Way back in the early 1980’s we organised a trip from our Church to Blackpool for the young people and we learned in the process of preparation that when you take young people to Blackpool an important feature of the day had to include a visit to the pleasure beach.
All these years on, I can’t remember exactly what had happened, but I managed to get separated from the rest of our group and unfortnuately I wasn’t wearing my watch. Trying to find a group of teenagers in Blackpool Pleasure Beach was an almost impossible task and I’m sure that you can imagine my relief when I saw a group of familiar teenagers in a queue and they seemed just as pleased to see me. Before I knew what was happening I was heading through a turnstyle and paying for a ride, it was only when I was sitting in a car thet I learned that I was on the Grand National roller coaster. By today’s standards the Grand National is pretty tame, but I am no lover of big dippers and tried to put on a brave face.
Checking on Wikipedia I learn that the ride lasts approximately two minutes and twenty seconds and the cars travel at around forty miles per hour. These were the longest two and a half minutes of my life, I was terrified and big man that I try to be, I put on the best show possible that I was loving the experience.
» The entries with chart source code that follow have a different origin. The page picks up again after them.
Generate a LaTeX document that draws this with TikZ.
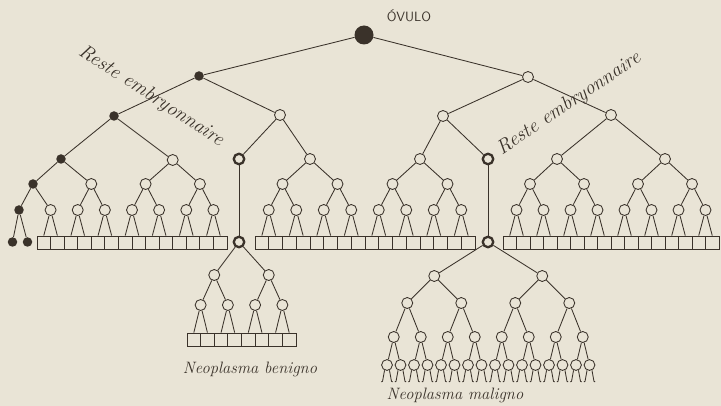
\documentclass[tikz,border=0pt]{standalone}
\usepackage{fontspec}
\definecolor{ink}{RGB}{58,50,42}
\definecolor{paper}{RGB}{233,228,214}
\begin{document}
\begin{tikzpicture}[x=1pt,y=-1pt,
  lk/.style={draw=ink,line width=0.85pt},
  wn/.style={circle,draw=ink,fill=paper,line width=0.85pt,minimum size=11pt,inner sep=0pt},
  bn/.style={circle,fill=ink,minimum size=9.5pt,inner sep=0pt},
  rootn/.style={circle,fill=ink,minimum size=19pt,inner sep=0pt},
  dn/.style={circle,draw=ink,fill=paper,line width=2.3pt,minimum size=10.5pt,inner sep=0pt},
  bx/.style={rectangle,draw=ink,fill=paper,line width=0.85pt,minimum height=13pt,inner sep=0pt},
  lbl/.style={text=ink,inner sep=0pt,font=\itshape\fontsize{20}{24}\selectfont},
  neo/.style={text=ink,inner sep=0pt,font=\itshape\fontsize{16.5}{20}\selectfont}]
\fill[paper] (0,0) rectangle (721,406);
\useasboundingbox (0,0) rectangle (721,406);
% upper tree
\node[rootn] (R) at (364,35) {};
\node[text=ink,inner sep=0pt,font=\sffamily\fontsize{13.5}{16}\selectfont] (ov) at (409,16) {ÓVULO};
\node[bn] (A) at (199,76) {};
\node[wn] (B) at (528,77) {};
\node[bn] (A1) at (114,116) {};
\node[wn] (A2) at (280,115) {};
\node[wn] (B1) at (443,116) {};
\node[wn] (B2) at (611,115) {};
\node[bn] (A1a) at (61,159) {};
\node[wn] (A1b) at (172.7,160) {};
\node[dn] (A2a) at (239,159) {};
\node[wn] (A2b) at (310,159) {};
\node[wn] (B1a) at (420,159) {};
\node[dn] (B1b) at (488,159) {};
\node[wn] (B2a) at (557,159) {};
\node[wn] (B2b) at (665,159) {};
% left group
\node[bn] (Lb4) at (33,184) {};
\node[wn] (Lw1) at (91.3,184) {};
\node[wn] (Lw2) at (145.6,184) {};
\node[wn] (Lw3) at (199.9,184) {};
\node[bn] (Lb5) at (19,210) {};
\node[bn] (Lb6a) at (12.5,242) {};
\node[bn] (Lb6b) at (27.5,242) {};
\foreach \j in {0,...,6} \node[wn] (La\j) at ({37+13.571*(2*\j+1)},210) {};
\foreach \j in {0,...,13} \node[bx,minimum width=13.571pt] (LB\j) at ({37+13.571*(\j+0.5)},242.5) {};
% middle group
\foreach \i in {0,...,3} \node[wn] (MD\i) at ({255+13.75*(4*\i+2)},184) {};
\foreach \j in {0,...,7} \node[wn] (ME\j) at ({255+13.75*(2*\j+1)},210) {};
\foreach \j in {0,...,15} \node[bx,minimum width=13.75pt] (MB\j) at ({255+13.75*(\j+0.5)},242.5) {};
% right group
\foreach \i in {0,...,3} \node[wn] (RD\i) at ({503+13.5*(4*\i+2)},184) {};
\foreach \j in {0,...,7} \node[wn] (RE\j) at ({503+13.5*(2*\j+1)},210) {};
\foreach \j in {0,...,15} \node[bx,minimum width=13.5pt] (RB\j) at ({503+13.5*(\j+0.5)},242.5) {};
% reste nodes at box level
\node[dn] (A2c) at (239,242) {};
\node[dn] (B1c) at (488,242) {};
% benign
\foreach \i in {0,1} \node[wn] (NA\i) at ({187+13.625*(4*\i+2)},275) {};
\foreach \j in {0,...,3} \node[wn] (NB\j) at ({187+13.625*(2*\j+1)},305) {};
\foreach \j in {0,...,7} \node[bx,minimum width=13.625pt] (NX\j) at ({187+13.625*(\j+0.5)},339.5) {};
% malignant
\foreach \i in {0,1} \node[wn] (GA\i) at ({387+13.5*(8*\i+3.5)},276) {};
\foreach \i in {0,...,3} \node[wn] (GB\i) at ({387+13.5*(4*\i+1.5)},303) {};
\foreach \i in {0,...,7} \node[wn] (GC\i) at ({387+13.5*(2*\i+0.5)},337) {};
\foreach \k in {0,...,15} \node[wn,minimum size=10.8pt] (GD\k) at ({387+13.5*\k},365) {};
% edges upper
\draw[lk] (R)--(A) (R)--(B) (A)--(A1) (A)--(A2) (B)--(B1) (B)--(B2)
  (A1)--(A1a) (A1)--(A1b) (A2)--(A2a) (A2)--(A2b) (B1)--(B1a) (B1)--(B1b)
  (B2)--(B2a) (B2)--(B2b);
\draw[lk] (A1a)--(Lb4) (A1a)--(Lw1) (A1b)--(Lw2) (A1b)--(Lw3)
  (Lb4)--(Lb5) (Lb4)--(La0) (Lw1)--(La1) (Lw1)--(La2) (Lw2)--(La3) (Lw2)--(La4)
  (Lw3)--(La5) (Lw3)--(La6) (Lb5)--(Lb6a) (Lb5)--(Lb6b);
\foreach \j in {0,...,6} {
  \pgfmathtruncatemacro\p{2*\j}\pgfmathtruncatemacro\q{2*\j+1}
  \draw[lk] (La\j)--(LB\p.north) (La\j)--(LB\q.north);
}
\draw[lk] (A2b)--(MD0) (A2b)--(MD1) (B1a)--(MD2) (B1a)--(MD3);
\draw[lk] (B2a)--(RD0) (B2a)--(RD1) (B2b)--(RD2) (B2b)--(RD3);
\foreach \i in {0,...,3} {
  \pgfmathtruncatemacro\p{2*\i}\pgfmathtruncatemacro\q{2*\i+1}
  \draw[lk] (MD\i)--(ME\p) (MD\i)--(ME\q) (RD\i)--(RE\p) (RD\i)--(RE\q);
}
\foreach \j in {0,...,7} {
  \pgfmathtruncatemacro\p{2*\j}\pgfmathtruncatemacro\q{2*\j+1}
  \draw[lk] (ME\j)--(MB\p.north) (ME\j)--(MB\q.north) (RE\j)--(RB\p.north) (RE\j)--(RB\q.north);
}
\draw[lk] (A2a)--(A2c) (B1b)--(B1c);
% benign edges
\draw[lk] (A2c)--(NA0) (A2c)--(NA1);
\foreach \i in {0,1} {
  \pgfmathtruncatemacro\p{2*\i}\pgfmathtruncatemacro\q{2*\i+1}
  \draw[lk] (NA\i)--(NB\p) (NA\i)--(NB\q);
}
\foreach \j in {0,...,3} {
  \pgfmathtruncatemacro\p{2*\j}\pgfmathtruncatemacro\q{2*\j+1}
  \draw[lk] (NB\j)--(NX\p.north) (NB\j)--(NX\q.north);
}
% malignant edges
\draw[lk] (B1c)--(GA0) (B1c)--(GA1);
\foreach \i in {0,1} {
  \pgfmathtruncatemacro\p{2*\i}\pgfmathtruncatemacro\q{2*\i+1}
  \draw[lk] (GA\i)--(GB\p) (GA\i)--(GB\q);
}
\foreach \i in {0,...,3} {
  \pgfmathtruncatemacro\p{2*\i}\pgfmathtruncatemacro\q{2*\i+1}
  \draw[lk] (GB\i)--(GC\p) (GB\i)--(GC\q);
}
\foreach \i in {0,...,7} {
  \pgfmathtruncatemacro\p{2*\i}\pgfmathtruncatemacro\q{2*\i+1}
  \draw[lk] (GC\i)--(GD\p) (GC\i)--(GD\q);
}
\foreach \k in {0,...,15} {
  \draw[lk] (GD\k.-115) -- ++(-2,11) -- ++(-1.2,0.6);
  \draw[lk] (GD\k.-65) -- ++(2,11) -- ++(1.2,0.6);
}
% labels
\node[lbl,rotate=-33] (re1) at (151,96) {Reste embryonnaire};
\node[lbl,rotate=34] (re2) at (569,104) {Reste embryonnaire};
\node[neo] (nb) at (250,369) {Neoplasma benigno};
\node[neo] (nm) at (455,395) {Neoplasma maligno};
\end{tikzpicture}
\end{document}
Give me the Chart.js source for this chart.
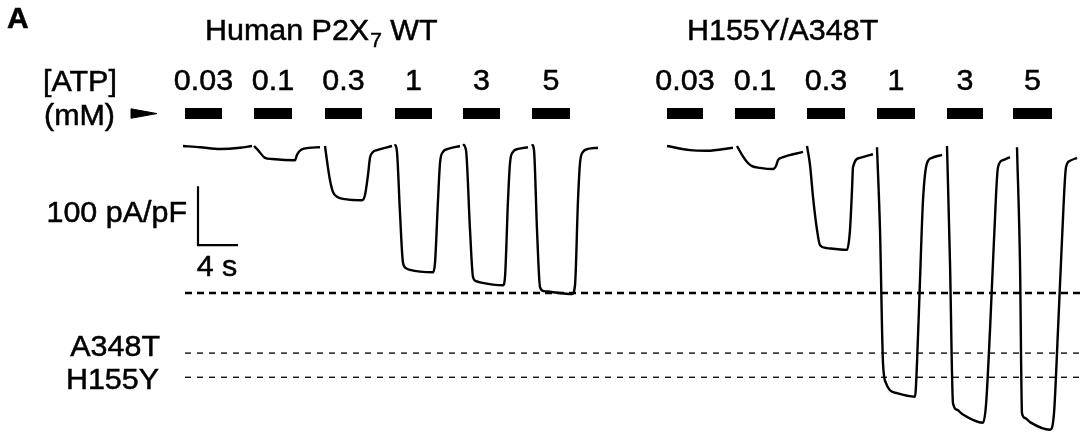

In truth, I was sure that I was going to die and this was made even worse because I knew that I was responsible for the group of young folk who looked to be genuinely having a brilliant time, screaming, laughing and waving their hands in the air. There was one thing that kept me going throughout the whole experience and that was that in a short while the thing would come to an end. I was concerned that as I alighted the car that my legs would turn to jelly and I would end up on my knees.
I have only been daft enough to go on one other roller coaster in the next forty odd years and being a loving parent, I took my daughters on Thunder Mountain in Disneyland Paris. I hated it and vowed never again.
In these weeks leading up to Easter in the Christian tradition, we try to re-live the events leading up to the Easter story and this Sunday is often referred to as “Passion Sunday” next week we will mark the triumpal entry of Jesus and his group of disciples into the city of Jerusalem and the beginning of the events that led up to his crucixion. I believe that as Jesus travelled to Jerusalem with his disciples, he knew what was ahead of him, what danger he was facing. My fear of being on a roller coaster was as nothing compared to what he was facing. We often refer to difficult times in our life as it being a roller coaster ride.
Around the world today there are people living with real fear and on this passion Sunday the jouney of the next two weeks is very real for them. We think of people whose lives have been impacted by wars, not only in places like the Middle East and Ukraine, but it is believed that there are over a hundred armed conflicts in the world with around 110 milion people displaced because of war. We remember the Meningitis B scare in Kent, we might well all know people who are finding life difficult today because of bereavement, illness, poverty and a host of other issues.